Taking readers from the nineteenth century to today, Emily Sigalow traces the history of these two traditions in America and explains how they came together. She argues that the distinctive social position of American Jews led them to their unique engagement with Buddhism, and describes how they incorporate aspects of both Judaism and Buddhism into their everyday lives. Drawing on a wealth of original in-depth interviews conducted across the nation, Sigalow explores how Jewish American Buddhists experience their dual religious identities. She reveals how Jewish Buddhists confound prevailing expectations of minority religions in America. Rather than simply adapting to the majority religion, Jews and Buddhists have borrowed and integrated elements from each other, and in doing so they have left an enduring mark on the American consciousness.

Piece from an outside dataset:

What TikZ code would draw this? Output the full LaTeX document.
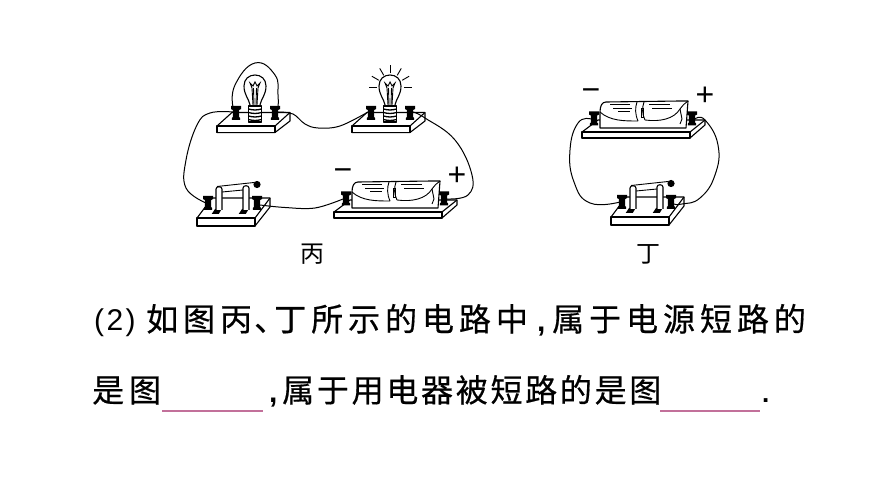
\documentclass[tikz,border=0pt]{standalone}
\usepackage{fontspec}
\setmainfont{Liberation Sans}
\newfontfamily\cjkA[LetterSpace=15.5,FakeBold=0.5]{Noto Sans CJK SC}
\newfontfamily\cjkB[LetterSpace=8.5,FakeBold=0.5]{Noto Sans CJK SC}
\newfontfamily\cjkC[FakeBold=0.5]{Noto Sans CJK SC}
\newfontfamily\cjkL{Noto Sans CJK SC}
\newfontfamily\latinA[LetterSpace=8]{Liberation Sans}
\definecolor{blankpink}{HTML}{C2709A}
\tikzset{
  wire/.style={line width=1pt,black},
  part/.style={line width=1.1pt,black,fill=white,line join=round},
  thin part/.style={line width=0.9pt,black},
  sign/.style={inner sep=0pt,font=\fontsize{32}{32}\selectfont},
  lab/.style={inner sep=0pt,font=\cjkL\fontsize{24}{24}\selectfont},
  seg/.style={anchor=base west,inner sep=0pt},
  blank/.style={line width=1.2pt,blankpink},
  terminal/.pic={
    \fill[black] (-5,-7)--(5,-7)--(5,-4)--(3.2,-3)--(3.2,4)--(4.2,5)--(4.2,7)--(-4.2,7)--(-4.2,5)--(-3.2,4)--(-3.2,-3)--(-5,-4)--cycle;
  },
  lampbase/.pic={
    \draw[part] (0,0)--(15,-13.5)--(73,-13.5)--(73,-5)--(58,6.5)--(0,6.5)--cycle;
    \draw[part] (0,0) rectangle (58,6.5);
    \draw[part] (58,0)--(73,-13.5);
    \pic at (19,-13) {terminal};
    \pic at (58,-13) {terminal};
    \coordinate (-l) at (16,-14);
    \coordinate (-r) at (61,-14);
    \coordinate (-lt) at (16,-19);
    \coordinate (-rt) at (61,-19);
    \draw[part] (33,-21) .. controls (32,-27) and (27,-31) .. (27,-40)
      .. controls (27,-47) and (32,-51) .. (38,-51)
      .. controls (44,-51) and (49,-47) .. (49,-40)
      .. controls (49,-31) and (44,-27) .. (43,-21);
    \draw[thin part] (36,-21)--(35,-38)--(33,-43)--(36,-40)--(38,-44)--(40,-40)--(43,-43)--(41,-38)--(40,-21);
    \draw[thin part] (37,-21)--(36.5,-38) (39,-21)--(39.5,-38);
    \draw[part] (31.5,-20) rectangle (44.5,-4);
    \foreach \yy in {-17,-13.5,-10,-6.5}
      \draw[line width=1.3pt] (31.5,\yy) .. controls (36,\yy+1.3) and (40,\yy+1.3) .. (44.5,\yy);
  },
  raysglow/.pic={
    \foreach \a in {0,30,60,90,120,150,180}
      \draw[thin part] (38.5,-39)++(-\a:13.5)--++(-\a:8);
  },
  battery/.pic={
    \draw[part] (0,0)--(16,-12)--(123,-12)--(123,-7)--(108,6)--(0,6)--cycle;
    \draw[part] (0,0) rectangle (108,6);
    \draw[part] (108,0)--(123,-12);
    \draw[part] (18,-4)--(18,-20) .. controls (18,-26) and (20,-30) .. (24,-30)
      --(98,-31) .. controls (101,-31) and (104,-31) .. (106,-31)--(104,-4)--cycle;
    \draw[thin part] (18,-20) .. controls (28,-11) and (42,-11) .. (56,-11);
    \draw[thin part] (63,-12) .. controls (78,-10) and (92,-13) .. (98,-23);
    \draw[thin part] (98,-23) .. controls (101,-27) and (103,-29) .. (106,-31);
    \draw[thin part] (56,-11) .. controls (53,-18) and (53,-24) .. (55,-30);
    \draw[thin part] (63,-12) .. controls (60,-18) and (60,-24) .. (62,-30);
    \draw[thin part] (59,-24) rectangle (61.5,-15);
    \draw[thin part] (98,-23)--(100,-13)--(98,-8);
    \foreach \xa/\xb/\yy in {28/48/-28,31/50/-24,36/48/-21,67/88/-28,70/90/-24}
      \draw[thin part] (\xa,\yy)--(\xb,\yy);
    \pic at (12,-13.5) {terminal};
    \pic at (110,-13.5) {terminal};
    \coordinate (-l) at (9,-13);
    \coordinate (-r) at (113,-13);
    \node[sign] (-minus) at (9,-37) {−};
    \node[sign] (-plus) at (123,-36) {+};
  },
  switch/.pic={
    \draw[part] (0,0)--(15,-20)--(73,-20)--(73,-11)--(58,8)--(0,8)--cycle;
    \draw[part] (0,0) rectangle (58,8);
    \draw[part] (58,0)--(73,-20);
    \begin{scope}[shift={(11,-15)},yscale=.95,xscale=.75]\pic {terminal};\end{scope}
    \begin{scope}[shift={(60,-15)},yscale=.95,xscale=.75]\pic {terminal};\end{scope}
    \coordinate (-l) at (9,-15);
    \coordinate (-r) at (63,-13);
    \fill[black] (14.7,-4)--(18,-9)--(24.7,-9)--(21.7,-4)--cycle;
    \fill[black] (41.7,-4)--(45,-9)--(51.7,-9)--(48.7,-4)--cycle;
    \draw[thin part] (25,-26)--(46,-28);
    \draw[part] (19,-8)--(19,-29) .. controls (19,-32) and (25,-32) .. (25,-29)--(25,-8);
    \draw[part] (46,-8)--(46,-30) .. controls (46,-33) and (52,-33) .. (52,-30)--(52,-8);
    \draw[thin part] (20,-31.5)--(57,-35.5);
    \fill[black] (60,-33.5) circle (3.6);
  }
}
\begin{document}
\begin{tikzpicture}[x=1pt,y=-1pt]
\useasboundingbox (0,0) rectangle (870,489);
\pic (L1) at (217,126) {lampbase};
\pic (L2) at (352,126) {lampbase};
\pic at (352,126) {raysglow};
\pic (S1) at (197,218) {switch};
\pic (B1) at (334,212) {battery};
\pic (B2) at (582,132) {battery};
\pic (S2) at (611,217) {switch};
\draw[wire] plot[smooth,tension=.7] coordinates {(L1-l) (210,113) (197,125) (186,160) (186,188) (S1-l)};
\draw[wire] plot[smooth,tension=.8] coordinates {(L1-lt) (235,85) (255,63) (275,75) (278,95) (L1-rt)};
\draw[wire] plot[smooth,tension=.6] coordinates {(L1-r) (293,114) (305,124) (318,128) (340,126) (L2-l)};
\draw[wire] plot[smooth,tension=.7] coordinates {(L2-r) (425,118) (455,140) (472,175) (468,195) (B1-r)};
\draw[wire] plot[smooth,tension=.6] coordinates {(S1-r) (285,207.5) (315,208) (B1-l)};
\draw[wire] plot[smooth,tension=.8] coordinates {(B2-l) (578,123) (570,150) (574,182) (590,203) (S2-l)};
\draw[wire] plot[smooth,tension=.8] coordinates {(B2-r) (705,120) (718,145) (715,175) (700,198) (682,204) (S2-r)};
\node[lab] (bing) at (312,254) {丙};
\node[lab] (ding) at (648,254) {丁};
\node[seg,font=\latinA\fontsize{30}{30}\selectfont] (t0) at (94,330) {(2)};
\node[seg,font=\cjkA\fontsize{32}{32}\selectfont] (t1) at (146,331) {如图丙};
\node[seg,font=\cjkC\fontsize{32}{32}\selectfont] (t2) at (254,331) {、};
\node[seg,font=\cjkA\fontsize{32}{32}\selectfont] (t3) at (274,331) {丁所示的电路中};
\node[seg,font=\bfseries\fontsize{30}{30}\selectfont] (t4) at (537,331) {,};
\node[seg,font=\cjkA\fontsize{32}{32}\selectfont] (t5) at (552,331) {属于电源短路的};
\node[seg,font=\cjkA\fontsize{32}{32}\selectfont] (t6) at (92,402) {是图};
\node[seg,font=\bfseries\fontsize{30}{30}\selectfont] (t7) at (269,402) {,};
\node[seg,font=\cjkB\fontsize{32}{32}\selectfont] (t8) at (282,402) {属于用电器被短路的是图};
\node[seg,font=\bfseries\fontsize{26}{26}\selectfont] (t9) at (762,402) {.};
\draw[blank] (162,411)--(263,411);
\draw[blank] (660,411)--(760,411);
\end{tikzpicture}
\end{document}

American JewBu highlights the leading role that American Jews have played in the popularization of meditation and mindfulness in the United States, and the profound impact that these two venerable traditions have had on one another.
PUBLISHERS WEEKLY
Sigalow, sociologist and executive director at the UJA-Federation of New York, uses fresh sociological concepts to shed light on the relationship of contemporary American Buddhism and Judaism in America in this probing debut. She begins by reclaiming the idea of religious syncretism, describing religious mixing without judgment about authenticity of religious contents. Sigalow's work openly contests this "pejorative" understanding of syncretism and "challenges the dominant paradigm within sociology that suggests that religions adapt and change in this country by assimilating into the majority, and taking on the characteristics and organizational forms of liberal Protestantism." She argues that "Jewish social location" as a "distinctively left-liberal, urban, secular, and upper-middle-class religious minority" was similar to that of American Buddhism, allowing for distinctive and fruitful interactions throughout the 19th century. Her extremely close focus at times misses larger forces at work specifically the overall decline of institutional religion over the past century, which has allowed beliefs and practices to mix. Nonetheless, Sigalow detailed investigation offers new insights about the mechanisms by which religions evolve in multireligious America.